Dishonorable Mentions
- Lonestar- Amazed
- Toni Braxton- He Wasn't Man Enough
- Destiny's Child- Jumpin', Jumpin'
- Montell Jordan- Get It On Tonite
- Macy Gray- I Try
- Ruff Endz- No More
- Jagged Edge- Let's Get Married / He Can't Love U
- Pink- Most Girls
- Next- Wifey
- Britney Spears- Oops...I Did It Again
- 98 Degrees- Give Me Just One Night (Una Noche)

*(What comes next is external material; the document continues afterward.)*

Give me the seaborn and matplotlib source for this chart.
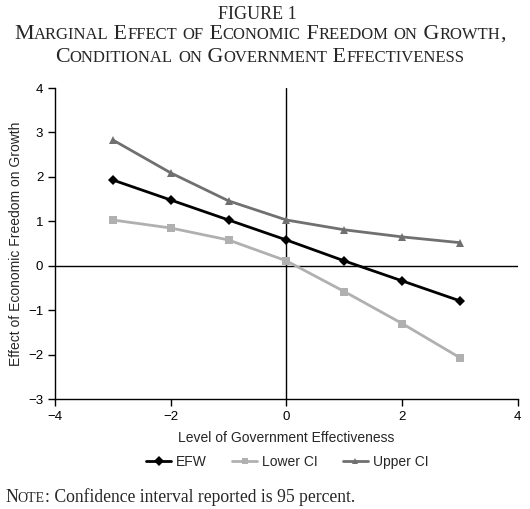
# Marginal effect of economic freedom on growth, conditional on government effectiveness.
import seaborn as sns
import matplotlib.pyplot as plt
import pandas as pd

# data
gov_eff = [-3, -2, -1, 0, 1, 2, 3]
efw = [1.93, 1.48, 1.03, 0.58, 0.11, -0.34, -0.79]
lower_ci = [1.03, 0.85, 0.58, 0.11, -0.58, -1.30, -2.07]
upper_ci = [2.83, 2.09, 1.46, 1.03, 0.81, 0.65, 0.52]
series_names = ['EFW', 'Lower CI', 'Upper CI']

df = pd.concat([
    pd.DataFrame({'x': gov_eff, 'y': vals, 'series': name})
    for name, vals in zip(series_names, [efw, lower_ci, upper_ci])
])

sns.set_style('ticks')
plt.rcParams['font.family'] = ['Liberation Sans', 'DejaVu Sans']

fig = plt.figure(figsize=(5.3, 5.09), dpi=100)
ax = fig.add_axes([0.104, 0.216, 0.873, 0.611])

sns.lineplot(data=df, x='x', y='y', hue='series', style='series',
             palette={'EFW': '#000000', 'Lower CI': '#b0b0b0', 'Upper CI': '#707070'},
             markers={'EFW': 'D', 'Lower CI': 's', 'Upper CI': '^'},
             dashes=False, markersize=5.5, markeredgewidth=0, linewidth=2,
             ax=ax, legend=True)

ax.axhline(0, color='black', lw=1, zorder=0)
ax.axvline(0, color='black', lw=1, zorder=0)
ax.set_xlim(-4, 4)
ax.set_ylim(-3, 4)
ax.set_xticks([-4, -2, 0, 2, 4])
ax.set_yticks(range(-3, 5))
ax.set_xticklabels(['\u22124', '\u22122', '0', '2', '4'])
ax.set_yticklabels(['\u22123', '\u22122', '\u22121', '0', '1', '2', '3', '4'])
ax.tick_params(labelsize=9.5, length=5, width=1, colors='black')
for s in ['top', 'right']:
    ax.spines[s].set_visible(False)
for s in ['left', 'bottom']:
    ax.spines[s].set_linewidth(1)
    ax.spines[s].set_color('black')
ax.set_xlabel('Level of Government Effectiveness', fontsize=10, labelpad=6)
ax.set_ylabel('Effect of Economic Freedom on Growth', fontsize=10, labelpad=4)

handles, labels = ax.get_legend_handles_labels()
ax.get_legend().remove()
fig.legend(handles, labels, loc='center', bbox_to_anchor=(0.542, 0.092), ncol=3,
           frameon=False, fontsize=10, handlelength=1.8, columnspacing=1.8,
           handletextpad=0.35, markerscale=0.9)


def small_caps(x, y, text, big, small, ha='center'):
    # fake small caps: lowercase letters drawn as smaller capitals
    runs = []
    for ch in text:
        low = ch.islower()
        if runs and runs[-1][1] == low:
            runs[-1][0] += ch
        else:
            runs.append([ch, low])
    r = fig.canvas.get_renderer()
    W = fig.bbox.width
    items, total = [], 0
    for s, low in runs:
        t = fig.text(0, y, s.upper(), fontsize=small if low else big,
                     family='Liberation Serif', va='baseline')
        w = t.get_window_extent(r).width / W
        items.append((t, w))
        total += w
    start = x - total / 2 if ha == 'center' else x
    for t, w in items:
        t.set_x(start)
        start += w
    return start


fig.text(0.485, 1 - 19 / 509, 'FIGURE 1', fontsize=13, family='Liberation Serif',
         ha='center', va='baseline')
small_caps(0.49, 1 - 39 / 509, 'Marginal Effect of Economic Freedom on Growth,', 15.8, 12)
small_caps(0.49, 1 - 62 / 509, 'Conditional on Government Effectiveness', 15.8, 12)

end = small_caps(5 / 530, 1 - 502 / 509, 'Note:', 12.7, 10, ha='left')
fig.text(end, 1 - 502 / 509, ' Confidence interval reported is 95 percent.',
         fontsize=12.7, family='Liberation Serif', va='baseline')

fig.savefig('out.png', dpi=100)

- SoulDecision ft. Thrust- Faded
And the worst hit songs of 2000 is…
#1: Kid Rock- Only God Knows Why

If you're as online as I am, you might've heard that Turning Point USA did their own halftime show which featured Kid Rock. Let's be honest, I didn't watch it, you probably didn't watch it, and I don't even think Trump watched it. As easy as it is to hate Kid Rock's politics, it's important to note that he's always been doing this kind of cynical, pandering shit, ever since the start of his career. Take for instance his major hit in 2000, Only God Knows Why. The lyrics are about how "famous people have problems too", which is true and not something I'm going to deny, but the writing is so vague and generic that I don't buy Kid Rock's struggles. Also he wrote this before he even became famous, so basically nothing about this is real. And despite not having that many lyrics, this song still managed to find a way to be over 5 minutes long. Musically, this entire song is just Kid Rock mumbling over barebones, overprocessed country rock instrumentation as his voice is autotuned to hell and back. The autotune is applied so poorly that it makes the song almost ironically funny. Or at least that would be the case if it wasn't so boring. Out of every song on the 2000 YE, this was the most painful to sit through. It was the least appealing, most cynical crap put on the radio this year, and nothing would be lost if this was erased from history. Only God Knows Why by Kid Rock, easily the worst hit song of 2000 and it wasn't even particularly close.
If you made it to the end, thank you for reading! If I care enough I'll make another list like this. Can't tell you what year it'll be for. See you then!